Les festivités de fin d’année approchant, la question du foie gras revient sur le tapis, sur la nappe plutôt. Toujours avec les mêmes sons de cloche, sauf que, cette année, si l’on prend pour maître étalon l’émission d’Isabelle Giordano Service public (France Inter, lundi 17 novembre) en la comparant avec celle de l’an dernier sur le même thème, on note une très légère différence. Cette fois, Mme Giordano s’est abstenue de tout commentaire déplaisant à l’adresse des anti-gavage, représentés par Sébastien Arsac. On avait consenti en effet à sa présence : conscience professionnelle irréprochable, ou pressentiment que son absence allait être mal vécue par certains auditeurs ? Isabelle Giordano ne s’est en tout cas pas privée de faire savoir que ces derniers, si l’on en croyait leurs coups de fil ou leurs courriels, n’étaient pas à la veille de se priver de ce plaisir exquis qui consiste à dévorer le foie d’une bête martyrisée.
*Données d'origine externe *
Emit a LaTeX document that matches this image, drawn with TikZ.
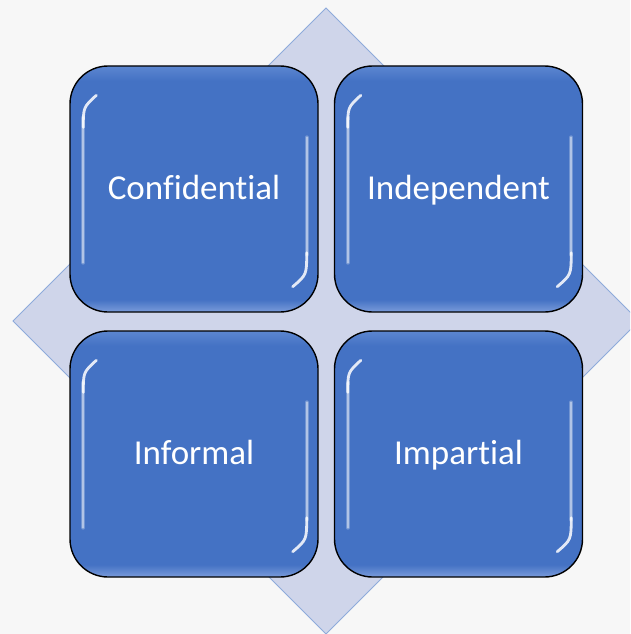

Et toc.
Comme d’habitude, on a parlé de « gastronomie », de « tradition », qui sont d’autres mots pour « torture », mais des mots beaucoup plus jolis, qui n’ont pas l’inconvénient de sentir le sang, le vomi et la merde comme dans les abattoirs ou les salles de gavage.
On était bien près de voir la vie en rose devant les témoignages des petits veinards qui avaient assisté à des séances de gavage idylliques. C’est tout juste si les canards n’en redemandaient pas, ne remerciaient pas les gaveurs pour un si copieux repas. On était au paradis de l’oie gavée. Au nirvana du canard cirrhosé. Où va donc se nicher le déni ?
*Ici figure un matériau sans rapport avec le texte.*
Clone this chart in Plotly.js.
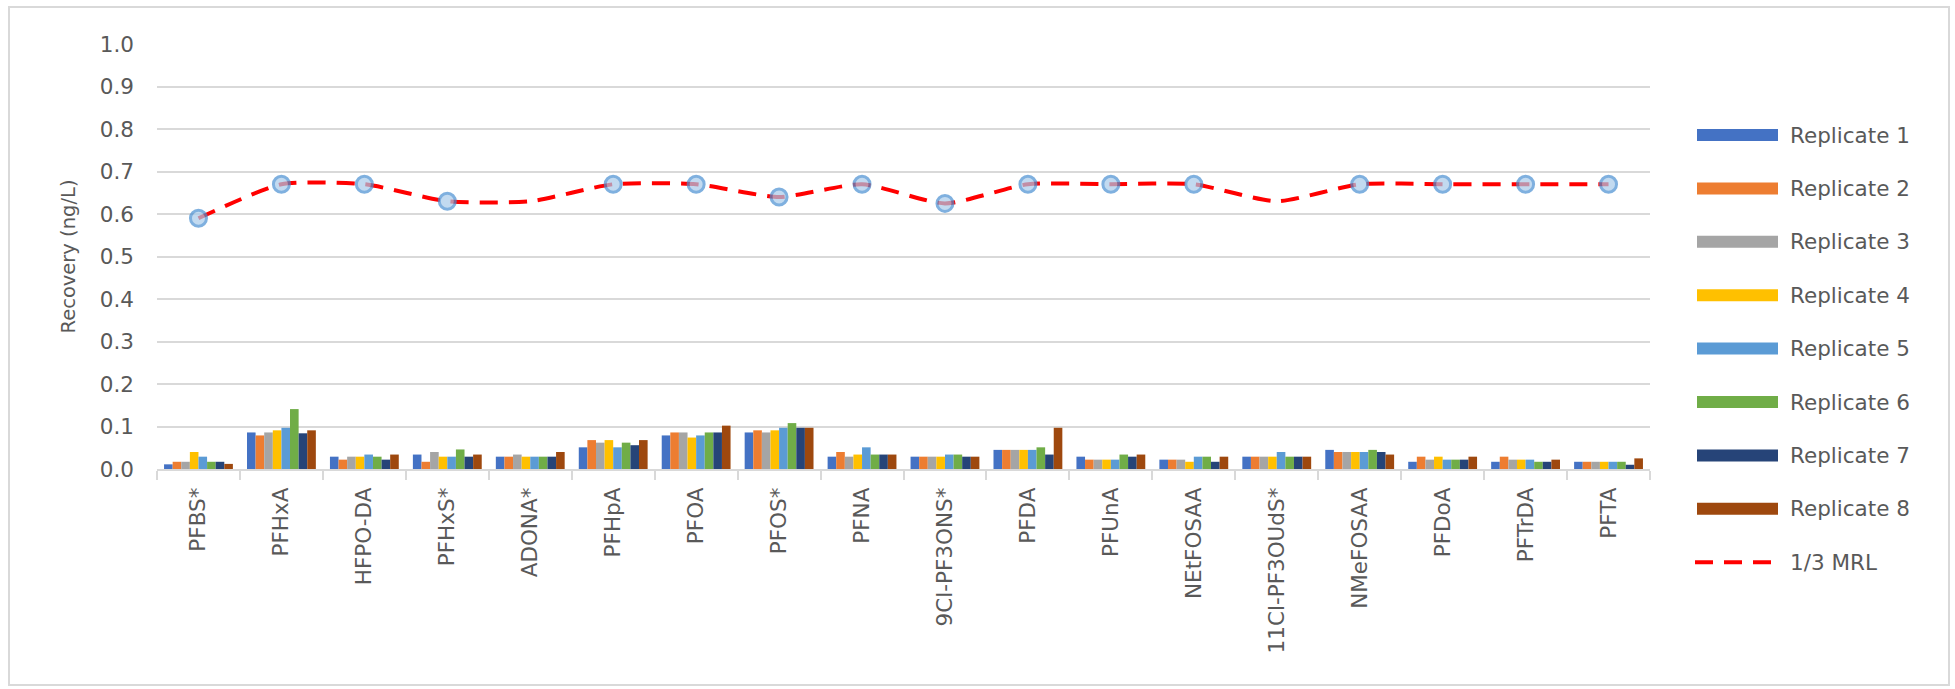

Entre les non-dits et les mensonges, on avait le choix. Entre les témoignages sincères des naïfs qui se laissent (avec quelle docilité !) abuser par des vitrines correspondant à l’idéal campagnard tel qu’on le cultive ici, en France, et les déclarations patelines des producteurs qui n’en pouvaient plus d’amour pour leurs bêtes, on échappait à toute tentation anxiogène. Donc, on peut en manger ? Ca ne leur fait même pas mal ? Et la majorité de nos contemporains, trop bien (et très mal) nourris, de se sentir tout à coup délivrés d’un terrible soupçon. On ne sait jamais bien que ce que l’on veut bien savoir. La plupart des consommateurs, et c’est là le drame, ne veulent pas savoir… Trop compliqué. Les fables selon lesquelles tout est pour le mieux dans le meilleur des mondes possibles font des best-sellers. On n’aime pas les Cassandre, ceux et celles qui mettent le doigt là où ça fait mal, et désignent sans la moindre complaisance les tares et les abcès de notre belle civilisation.
Et cette femme labellisée sud-ouest, avec un accent à couper à la hache, qui prétendait se soucier tellement de la souffrance des bêtes qu’elle mange, tout en ajoutant sans rire qu’égorger un agneau (à condition cependant qu’il ne soit « pas trop gros », ouf !), étouffer un pigeon ou saigner une poule ne lui fait pas peur… Qui est-elle exactement ? Comment fonctionne son cerveau ? Voilà une dissection qui serait fort intéressante à réaliser. Car tout de même, tuer une bête, comme tuer n’importe qui d’ailleurs, est un acte d’une violence inouïe, qu’on le veuille ou non. Il y a des gens étranges.
J’attends avec impatience l’émission sur le foie gras de l’année prochaine. On verra si on a évolué. Il ne faut pas trop rêver cependant. Les foules continueront vaille que vaille à se livrer à la facilité. Du foie gras pas cher, tant qu’on en trouvera, on en mangera. Tout ce que nous sommes pour l’instant en mesure de faire, nous les anti, c’est d’instiller peu à peu un diffus sentiment de gêne, un doute inconfortable : et si nous avions raison ? Et peut-être alors enfin le foie gras aura-t-il un goût de plus en plus amer pour finir par devenir carrément indigeste.